I recently began using the new RF Links GX-68 transmitter and had the opportunity to put it to use on my last two jobs. For the past 2+ years, I have used the RF-links SPX-68 transmitter, which is a very good unit for the price. But I’m happy to say that I feel more confident on set with the new GX-68.
Both units have a decent range when using a Shark Fin antenna. However, the GX-68 appears to work a much better. The main noticeable difference is the increased number of channels the GX-68 (21-69) has over the SPX-68 (65-69). Another plus of the GX model is the ease of channel changing. The GX features dip switches instead of the turn screw of the SPX-68 model.
My first opportunity to use the GX was on a recent Food Network show that was shooting downtown New York. The GX-68 with the M-806 receiver and Shark Fin antenna held up against an Avalon 2.4hz system. The TD on the show felt the RF Links system was almost as good as the Avalon system. While the difference between the two systems was not obviously detectable to the director calling the show, the main difference between the two systems was its interference output. The Avalon system broke up with snow in the picture while the RF system had a wavy line. The Director calling the show did not notice that one of the 7 cameras was using a different receiver/transmitter then the rest.

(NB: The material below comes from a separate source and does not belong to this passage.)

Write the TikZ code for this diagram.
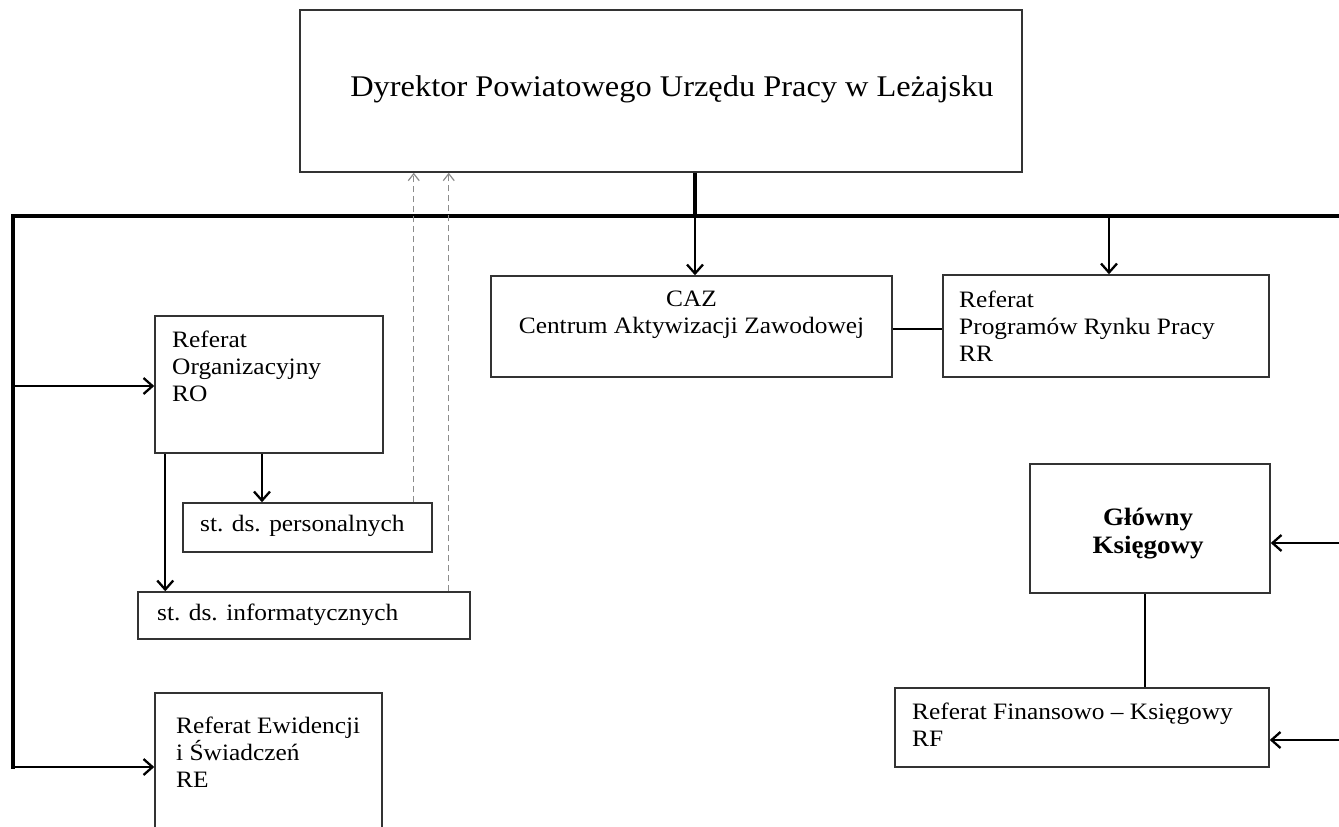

The other job was a MTV show shooting in Staten Island. It was a 3 camera shoot using 2 Canatrans transmitters with the modulus receiver. The 3rd camera used my set up which included the GX unit. The DP calling the shots felt both systems did a great job and could not tell which cameras were using which system. Personally, I found the GX-68 was working a little better in are location.
All and all I would say this GX-68 is a great unit. I’m very happy to use it as my main transmitter with the SPX-68 as a terrific and reliable back up.